LG - I'm really taking time to think about the M/m of masochism for me. I've just gone and looked up the four humours, to understand where I might fit into them and I feel I am a combination of Melancholic and Sanguine - tending towards melancholic. The interesting thing is that in my work I'm definitely a leader, but not at all in the choleric sense (that is my father!) More in the encouragement, "isn't this hard, but let's keep working", "YES! your're getting there sense". I take no pleasure in dominating the process. Yet, I would hate not to have control at the same time.

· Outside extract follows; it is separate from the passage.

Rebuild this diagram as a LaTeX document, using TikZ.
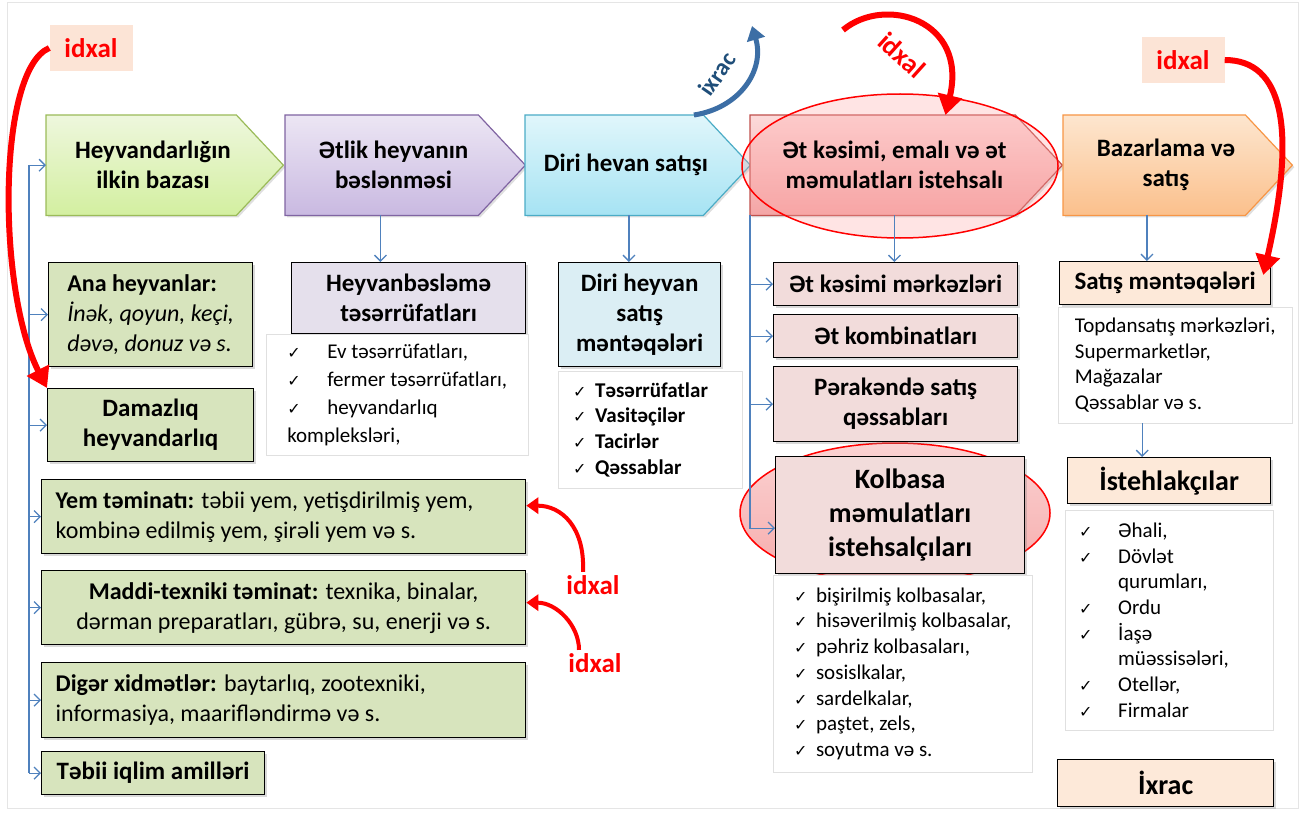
\documentclass[tikz,border=0pt]{standalone}
\usepackage{fontspec}
\setmainfont{Carlito}
\newfontfamily\symf{DejaVu Sans}
\usetikzlibrary{arrows.meta,backgrounds,shadows}
\definecolor{lnkc}{HTML}{4F81BD}
\definecolor{grT}{HTML}{EEF7DD}\definecolor{grB}{HTML}{D3EFA0}\definecolor{grD}{HTML}{9BBB59}
\definecolor{puT}{HTML}{ECE6F4}\definecolor{puB}{HTML}{C9B9E1}\definecolor{puD}{HTML}{8064A2}
\definecolor{cyT}{HTML}{E0F6FB}\definecolor{cyB}{HTML}{A6E3F3}\definecolor{cyD}{HTML}{4BACC6}
\definecolor{rdT}{HTML}{FCDADA}\definecolor{rdB}{HTML}{F4A5A5}\definecolor{rdD}{HTML}{C0504D}
\definecolor{orT}{HTML}{FDE6CF}\definecolor{orB}{HTML}{FBC08C}\definecolor{orD}{HTML}{F79646}
\definecolor{grbox}{HTML}{D7E4BD}
\definecolor{pubox}{HTML}{E5E0EC}
\definecolor{cybox}{HTML}{DBEEF4}
\definecolor{rdbox}{HTML}{F2DCDB}
\definecolor{orbox}{HTML}{FDE9D9}
\definecolor{lblbg}{HTML}{FCE4D6}
\definecolor{ixc}{HTML}{3C6EA5}
\definecolor{ixtxt}{HTML}{1F4E79}
\definecolor{elT}{HTML}{FBD3D3}\definecolor{elB}{HTML}{F6AAAA}
\newcommand\chkm{{\symf\fontsize{16}{16}\selectfont ✓}}
\newcommand\ckb[1]{\makebox[#1pt][l]{\chkm}}

\begin{document}
\begin{tikzpicture}[x=1pt,y=-1pt,
    chev/.style={anchor=north west, minimum height=100pt, inner sep=0pt, align=center,
      font=\bfseries\fontsize{25}{30}\selectfont},
    box/.style={draw, line width=1.3pt, anchor=north west, inner sep=0pt, align=center,
      font=\bfseries\fontsize{25}{30}\selectfont,
      drop shadow={opacity=.3, shadow xshift=2pt, shadow yshift=-2pt}},
    lst/.style={draw=black!12, fill=white, anchor=north west, inner sep=0pt, align=flush left,
      font=\fontsize{21}{25.7}\selectfont},
    lnk/.style={draw=lnkc, line width=1.3pt},
    arr/.style={lnk, -{Straight Barb[length=6pt,width=12pt]}},
    idx/.style={draw=red, line width=6pt, -{Triangle[length=20pt,width=24pt]}},
    idxs/.style={draw=red, line width=4pt, -{Triangle[length=12pt,width=16pt]}},
    ixa/.style={draw=ixc, line width=5pt, -{Triangle[length=14pt,width=18pt]}},
    lbl/.style={text=red, font=\bfseries\fontsize{27}{27}\selectfont}]
  \useasboundingbox (0,0) rectangle (1305,813);
  \draw[black!10, line width=1pt] (7,3) rectangle (1298,808);

  \node[chev, minimum width=213.5pt] (c1) at (46,115) {Heyvandarlığın\\ilkin bazası};
  \node[chev, minimum width=216.5pt] (c2) at (285,115) {Ətlik heyvanın\\bəslənməsi};
  \node[chev, minimum width=201.5pt] (c3) at (525,115) {Diri hevan satışı};
  \node[chev, minimum width=288.5pt] (c4) at (750,115) {Ət kəsimi, emalı və ət\\məmulatları istehsalı};
  \node[chev, minimum width=205.5pt] (c5) at (1063,115) {Bazarlama və\\satış};

  \node[box, fill=grbox, minimum width=204pt, minimum height=104pt, align=flush left,
    font=\fontsize{24}{30}\selectfont] (ana) at (48,262)
    {\textbf{Ana heyvanlar:}\\\textit{İnək, qoyun, keçi,}\\\textit{dəvə, donuz və s.}};
  \node[box, fill=grbox, minimum width=206pt, minimum height=73pt] (dam) at (47,388) {Damazlıq\\heyvandarlıq};
  \node[box, fill=grbox, text width=456pt, inner xsep=14pt, minimum height=74pt, align=flush left,
    font=\fontsize{24}{30}\selectfont] (yem) at (41,479)
    {\textbf{Yem təminatı:} təbii yem, yetişdirilmiş yem,\\kombinə edilmiş yem, şirəli yem və s.};
  \node[box, fill=grbox, minimum width=484pt, minimum height=74pt,
    font=\fontsize{24}{30}\selectfont] (mad) at (41,570)
    {\textbf{Maddi-texniki təminat:} texnika, binalar,\\dərman preparatları, gübrə, su, enerji və s.};
  \node[box, fill=grbox, text width=456pt, inner xsep=14pt, minimum height=75pt, align=flush left,
    font=\fontsize{24}{30}\selectfont] (dig) at (41,662)
    {\textbf{Digər xidmətlər:} baytarlıq, zootexniki,\\informasiya, maarifləndirmə və s.};
  \node[box, fill=grbox, minimum width=223pt, minimum height=43pt] (teb) at (41,751) {Təbii iqlim amilləri};

  \node[box, fill=pubox, minimum width=234pt, minimum height=71pt] (bes) at (291,262) {Heyvanbəsləmə\\təsərrüfatları};
  \node[lst, minimum width=262pt, minimum height=121pt, font=\fontsize{21}{28}\selectfont] (besl) at (266,334)
    {\ckb{40}Ev təsərrüfatları,\\\ckb{40}fermer təsərrüfatları,\\\ckb{40}heyvandarlıq\\kompleksləri,};

  \node[box, fill=cybox, minimum width=162pt, minimum height=104pt] (dir) at (558,262) {Diri heyvan\\satış\\məntəqələri};
  \node[lst, text width=154pt, inner xsep=15pt, minimum height=117pt,
    font=\bfseries\fontsize{21}{25.7}\selectfont] (dirl) at (558,371)
    {\ckb{22}Təsərrüfatlar\\\ckb{22}Vasitəçilər\\\ckb{22}Tacirlər\\\ckb{22}Qəssablar};

  \node[box, fill=rdbox, minimum width=244pt, minimum height=43pt] (ket) at (773,262) {Ət kəsimi mərkəzləri};
  \node[box, fill=rdbox, minimum width=244pt, minimum height=43pt] (komb) at (773,314) {Ət kombinatları};
  \node[box, fill=rdbox, minimum width=244pt, minimum height=75pt] (per) at (773,366) {Pərakəndə satış\\qəssabları};
  \node[box, fill=rdbox, minimum width=249pt, minimum height=117pt,
    font=\bfseries\fontsize{28}{34}\selectfont] (kolb) at (775,456) {Kolbasa\\məmulatları\\istehsalçıları};
  \node[lst, minimum width=259pt, minimum height=197pt] (kolbl) at (773,575)
    {\ckb{22}bişirilmiş kolbasalar,\\\ckb{22}hisəverilmiş kolbasalar,\\\ckb{22}pəhriz kolbasaları,\\
     \ckb{22}sosislkalar,\\\ckb{22}sardelkalar,\\\ckb{22}paştet, zels,\\\ckb{22}soyutma və s.};

  \node[box, fill=orbox, minimum width=211pt, minimum height=43pt] (sat) at (1059,261) {Satış məntəqələri};
  \node[lst, minimum width=234pt, minimum height=116pt] (tsm) at (1058,307)
    {Topdansatış mərkəzləri,\\Supermarketlər,\\Mağazalar\\Qəssablar və s.};
  \node[box, fill=orbox, minimum width=203pt, minimum height=46pt,
    font=\bfseries\fontsize{28}{34}\selectfont] (ist) at (1067,457) {İstehlakçılar};
  \node[lst, text width=180pt, inner xsep=14pt, minimum height=220pt] (istl) at (1065,510)
    {\ckb{39}Əhali,\\\ckb{39}Dövlət\\\hspace*{39pt}qurumları,\\\ckb{39}Ordu\\\ckb{39}İaşə\\
     \hspace*{39pt}müəssisələri,\\\ckb{39}Otellər,\\\ckb{39}Firmalar};
  \node[box, fill=orbox, minimum width=216pt, minimum height=47pt,
    font=\bfseries\fontsize{28}{34}\selectfont] (ixr) at (1057,759) {İxrac};

  \node[lbl, fill=lblbg, minimum width=83pt, minimum height=46pt] (idL) at (91,48) {idxal};
  \node[lbl, fill=lblbg, minimum width=83pt, minimum height=46pt] (idR) at (1183,60) {idxal};
  \node[lbl, rotate=-42] (idM) at (902,55) {idxal};
  \node[lbl] (idA) at (593,585) {idxal};
  \node[lbl] (idB) at (595,663) {idxal};
  \node[text=ixtxt, rotate=55, font=\bfseries\fontsize{24}{24}\selectfont] (ixl) at (717,74) {ixrac};
  \coordinate (mst) at (843,30);
  \coordinate (ixt) at (752,26);
  \coordinate (lt) at (29,165);

  \begin{scope}[on background layer]
    \foreach \n/\ct/\cb/\cd in {c1/grT/grB/grD, c2/puT/puB/puD, c3/cyT/cyB/cyD, c4/rdT/rdB/rdD, c5/orT/orB/orD}
      \shadedraw[top color=\ct, bottom color=\cb, draw=\cd, line width=1.2pt,
        drop shadow={opacity=.25, shadow xshift=2pt, shadow yshift=-2pt}]
        (\n.north west) -- ([xshift=-23.5pt]\n.north east) -- ([xshift=23.5pt]\n.east)
        -- ([xshift=-23.5pt]\n.south east) -- (\n.south west) -- cycle;
    \draw[draw=red, line width=1.5pt, fill=red!35, fill opacity=.3] (900,166) ellipse [x radius=158pt, y radius=72pt];
    \shadedraw[top color=elT, bottom color=elB, draw=red, line width=1.5pt]
      (895,513) ellipse [x radius=155pt, y radius=70pt];
  \end{scope}

  \draw[lnk] (lt) -- (lt |- teb.west);
  \foreach \n in {c1,ana,dam,yem,mad,dig,teb}
    \draw[arr] (lt |- \n.west) -- (\n.west);
  \draw[arr] (c4.south west) |- ([yshift=-13pt]kolb.west);
  \foreach \n in {ket,komb,per}
    \draw[arr] (c4.south west |- \n.west) -- (\n.west);
  \foreach \a/\b/\s in {c2/bes/-13, c3/dir/3, c4/ket/0, c5/sat/-19, tsm/ist/-33}
    \draw[arr] ([xshift=\s]\a.south) -- ([xshift=\s]\a.south |- \b.north);

  \draw[idx] (idL.west) .. controls (-3,70) and (-3,290) .. (dam.north west);
  \draw[idx] (mst) .. controls (885,-5) and (968,20) .. ([xshift=51pt]c4.north);
  \draw[idx] (idR.east) .. controls (1283,60) and (1297,128) .. ([xshift=-8pt,yshift=-14pt]sat.north east);
  \draw[idxs] ([xshift=-10pt]idA.north) .. controls +(2,-45) and +(35,0) .. ([yshift=11pt]yem.east);
  \draw[idxs] ([xshift=-16pt]idB.north) .. controls +(0,-25) and +(30,0) .. ([yshift=5pt]mad.east);
  \draw[ixa] ([xshift=-33pt]c3.north east) .. controls (740,108) and (765,70) .. (ixt);
\end{tikzpicture}
\end{document}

So, to follow your template like the good submissive I am (!), I think it is relatively easy to find examples of "pure" Masochism - in the sense of someone wanting sexual gratification selfishly for themselves, with no regard for the feelings of the inflictor of the punishment. I'm thinking of a S and M scene someone recounted to me, where a man sat all night being a human ashtray for everyone else, lying on the floor, not speaking or communicating. It's the part that exists purely in one's fantasy I suppose.
The small m variety, which has many nuances, is not really a term I use about myself - though I'm not averse to it really. It's the closest word we have to describe being turned on by being controlled by someone else - in a consensual setting. I have realised over time, that the traditional, big M assumption that masochism is the enjoyment of pain is wholly wrong for me. I used to think I did in my playing days. I would go into sub space and take a huge beating. I would egg the dom on to do more. Therefore I was really in control all the time. Hence it was "playing".

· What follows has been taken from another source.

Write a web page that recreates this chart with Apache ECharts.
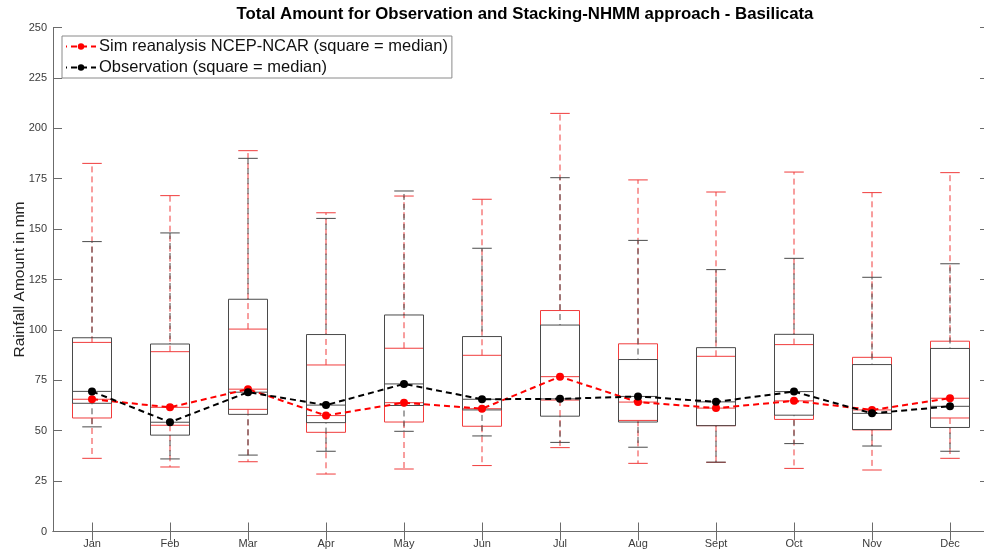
<!DOCTYPE html>
<html>
<head>
<meta charset="utf-8">
<script src="https://cdn.jsdelivr.net/npm/echarts@6/dist/echarts.min.js"></script>
<style>
  html, body { margin: 0; padding: 0; background: #fff; }
  #chart { width: 984px; height: 551px; }
</style>
</head>
<body>
<div id="chart"></div>
<script>
// Monthly rainfall totals (mm) for Basilicata: box statistics per month
const months = ['Jan', 'Feb', 'Mar', 'Apr', 'May', 'Jun', 'Jul', 'Aug', 'Sept', 'Oct', 'Nov', 'Dec'];

// Simulation driven by NCEP-NCAR reanalysis (Stacking-NHMM)
const simLow    = [36.3, 32.0, 34.6, 28.5, 31.0, 32.7, 41.6, 33.8, 34.3, 31.3, 30.5, 36.3];
const simQ1     = [56.3, 52.7, 60.6, 49.2, 54.3, 52.2, 65.2, 55.1, 52.5, 55.6, 50.4, 56.3];
const simMedian = [65.6, 61.6, 70.6, 57.5, 63.9, 60.9, 76.8, 64.2, 61.2, 64.8, 60.3, 66.1];
const simQ3     = [93.8, 89.2, 100.4, 82.6, 90.9, 87.4, 109.6, 93.1, 86.9, 92.7, 86.4, 94.4];
const simHigh   = [182.6, 166.6, 188.9, 158.1, 166.4, 164.8, 207.4, 174.4, 168.4, 178.3, 168.1, 178.0];

// Observed totals
const obsLow    = [51.9, 36.0, 37.9, 39.8, 49.7, 47.4, 44.2, 41.8, 34.4, 43.6, 42.4, 39.8];
const obsQ1     = [63.6, 47.8, 58.1, 54.0, 62.5, 60.3, 57.2, 54.3, 52.5, 57.7, 50.6, 51.6];
const obsMedian = [69.5, 54.2, 69.1, 62.7, 73.2, 65.6, 65.8, 67.0, 64.3, 69.4, 58.6, 62.1];
const obsQ3     = [96.1, 93.0, 115.2, 97.7, 107.4, 96.7, 102.4, 85.3, 91.2, 97.8, 82.8, 90.8];
const obsHigh   = [143.8, 148.1, 185.1, 155.3, 168.9, 140.5, 175.5, 144.4, 129.9, 135.5, 126.1, 132.8];

const monthPos = months.map((m, i) => i + 1);

function boxRows(low, q1, med, q3, high) {
  return monthPos.map((x, i) => [x, low[i], q1[i], med[i], q3[i], high[i]]);
}

// Draws one box-and-whisker glyph per month in data coordinates
function boxRenderer(color, dashOffset) {
  return function (params, api) {
    const x = api.value(0);
    const lo = api.value(1), q1 = api.value(2), med = api.value(3), q3 = api.value(4), hi = api.value(5);
    const halfBox = 0.25, halfCap = 0.125;
    const c = (xx, yy) => api.coord([xx, yy]);
    const bl = c(x - halfBox, q1), tr = c(x + halfBox, q3);
    const line = (p1, p2, dashed) => ({
      type: 'line',
      shape: { x1: p1[0], y1: p1[1], x2: p2[0], y2: p2[1] },
      style: dashed
        ? { stroke: color, lineWidth: 1, lineDash: [6, 4], lineDashOffset: dashOffset }
        : { stroke: color, lineWidth: 1 }
    });
    return {
      type: 'group',
      children: [
        line(c(x, q3), c(x, hi), true),
        line(c(x, q1), c(x, lo), true),
        line(c(x - halfCap, hi), c(x + halfCap, hi), false),
        line(c(x - halfCap, lo), c(x + halfCap, lo), false),
        {
          type: 'rect',
          shape: { x: bl[0], y: tr[1], width: tr[0] - bl[0], height: bl[1] - tr[1] },
          style: { stroke: color, fill: null, lineWidth: 1 }
        },
        line(c(x - halfBox, med), c(x + halfBox, med), false)
      ]
    };
  };
}

const axisColor = '#6b6b6b';
const labelColor = '#3a3a3a';
const fontFamily = '"Liberation Sans", Arial, sans-serif';

const chart = echarts.init(document.getElementById('chart'), null, { renderer: 'canvas' });

chart.setOption({
  animation: false,
  backgroundColor: '#ffffff',
  textStyle: { fontFamily: fontFamily },
  title: {
    text: 'Total Amount for Observation and Stacking-NHMM approach - Basilicata',
    left: 520,
    textAlign: 'center',
    top: 1,
    textStyle: { fontSize: 16.8, fontWeight: 'bold', color: '#000', fontFamily: fontFamily }
  },
  legend: {
    data: ['Sim reanalysis NCEP-NCAR (square = median)', 'Observation (square = median)'],
    orient: 'vertical',
    left: 62,
    top: 36,
    itemWidth: 30,
    itemHeight: 8,
    itemGap: 4,
    padding: [2, 4, 2, 3],
    backgroundColor: '#ffffff',
    borderColor: '#8a8a8a',
    borderWidth: 1,
    borderRadius: 0,
    textStyle: { fontSize: 16.5, color: '#111', fontFamily: fontFamily, padding: [0, 0, 0, -2] }
  },
  grid: { left: 53, right: -5, top: 27.5, bottom: 19.5, containLabel: false, outerBoundsMode: 'none' },
  xAxis: [
    {
      type: 'value',
      min: 0.5,
      max: 12.5,
      position: 'bottom',
      splitLine: { show: false },
      axisLine: { show: true, lineStyle: { color: axisColor, width: 1 } },
      axisTick: { show: true, inside: true, length: 9, customValues: monthPos, lineStyle: { color: axisColor } },
      axisLabel: {
        show: true,
        customValues: monthPos,
        formatter: v => months[Math.round(v) - 1],
        color: labelColor,
        fontSize: 11,
        margin: 7
      }
    },
    {
      type: 'value',
      min: 0.5,
      max: 12.5,
      position: 'top',
      splitLine: { show: false },
      axisLine: { show: true, lineStyle: { color: axisColor, width: 1 } },
      axisTick: { show: true, inside: true, length: 9, customValues: monthPos, lineStyle: { color: axisColor } },
      axisLabel: { show: false }
    }
  ],
  yAxis: [
    {
      type: 'value',
      min: 0,
      max: 250,
      interval: 25,
      position: 'left',
      name: 'Rainfall Amount in mm',
      nameLocation: 'middle',
      nameGap: 25,
      nameMoveOverlap: false,
      nameTextStyle: { fontSize: 15.5, color: '#222', fontFamily: fontFamily },
      splitLine: { show: false },
      axisLine: { show: true, lineStyle: { color: axisColor, width: 1 } },
      axisTick: { show: true, inside: true, length: 9, lineStyle: { color: axisColor } },
      axisLabel: { color: labelColor, fontSize: 11, margin: 6 }
    },
    {
      type: 'value',
      min: 0,
      max: 250,
      interval: 25,
      position: 'right',
      splitLine: { show: false },
      axisLine: { show: true, lineStyle: { color: axisColor, width: 1 } },
      axisTick: { show: true, inside: true, length: 9, lineStyle: { color: axisColor } },
      axisLabel: { show: false }
    }
  ],
  series: [
    {
      type: 'custom',
      name: 'simBoxes',
      xAxisIndex: 0,
      yAxisIndex: 0,
      renderItem: boxRenderer('#f03c3c', 0),
      data: boxRows(simLow, simQ1, simMedian, simQ3, simHigh),
      z: 2,
      silent: true
    },
    {
      type: 'custom',
      name: 'obsBoxes',
      xAxisIndex: 0,
      yAxisIndex: 0,
      renderItem: boxRenderer('#4a4a4a', 5),
      data: boxRows(obsLow, obsQ1, obsMedian, obsQ3, obsHigh),
      z: 2,
      silent: true
    },
    {
      type: 'line',
      name: 'Sim reanalysis NCEP-NCAR (square = median)',
      xAxisIndex: 0,
      yAxisIndex: 0,
      data: monthPos.map((x, i) => [x, simMedian[i]]),
      symbol: 'circle',
      symbolSize: 8,
      showSymbol: true,
      itemStyle: { color: '#ff0000' },
      lineStyle: { color: '#ff0000', width: 2, type: [6, 4] },
      z: 4
    },
    {
      type: 'line',
      name: 'Observation (square = median)',
      xAxisIndex: 0,
      yAxisIndex: 0,
      data: monthPos.map((x, i) => [x, obsMedian[i]]),
      symbol: 'circle',
      symbolSize: 8,
      showSymbol: true,
      itemStyle: { color: '#000000' },
      lineStyle: { color: '#000000', width: 2, type: [6, 4] },
      z: 5
    }
  ]
});
</script>
</body>
</html>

But now, in D/s, I find the pain horrible, it's having all control taken away which is the turn on - a condition created and reiterated by the threat and carrying out of punishment. I KNOW I can't take a hairbrushing in any sort of way that's bearable. I have no control at all over T''s knee. And that opens up my whole personality and makes me feel acceptable through and through. It's a healing place. I suppose to use your example, it let's me be my real self, undone, opened up, surrendered (not without a constant struggle!)

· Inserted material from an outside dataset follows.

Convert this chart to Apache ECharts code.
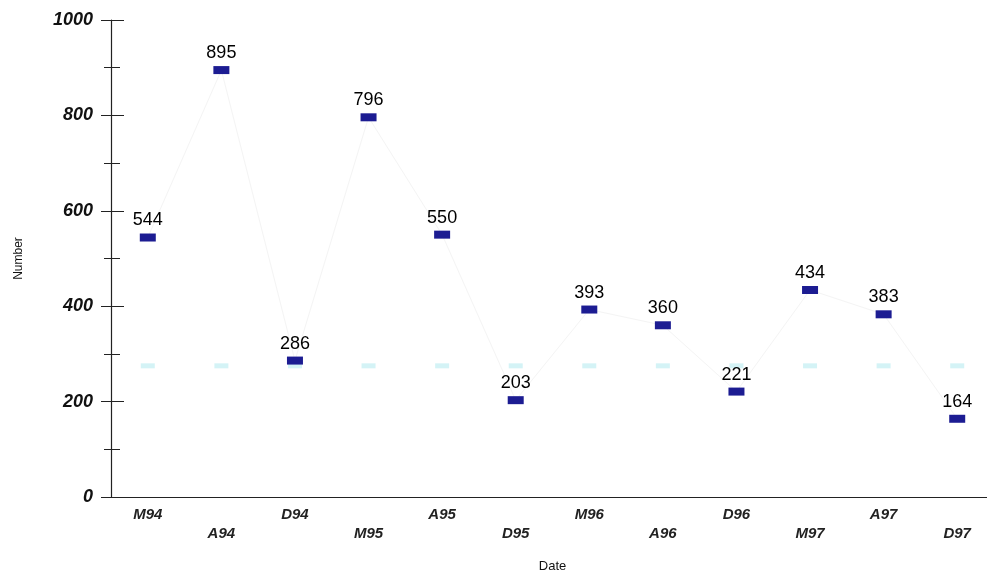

It feels like Alice through the Looking Glass - I pass into a different world of 'me' on the other side of my self-control. I am free to feel loved, I am released from angry defiance and rejection of nurture, I can regress through the pain, after-sting and mortification of punishment into a simpler place of relaxed being. I feel I want to find a new word - something like restoration, redemption, something spiritual to describe the process. Masochism orginated in the name of an author of a story about the cruel dealings of love. Our reaction to the word is instantly one of "that's depravity". It is not joined up emotional thinking. Small m masochism gets closer, but doesn't go far enough.
I will keep thinking about a new word!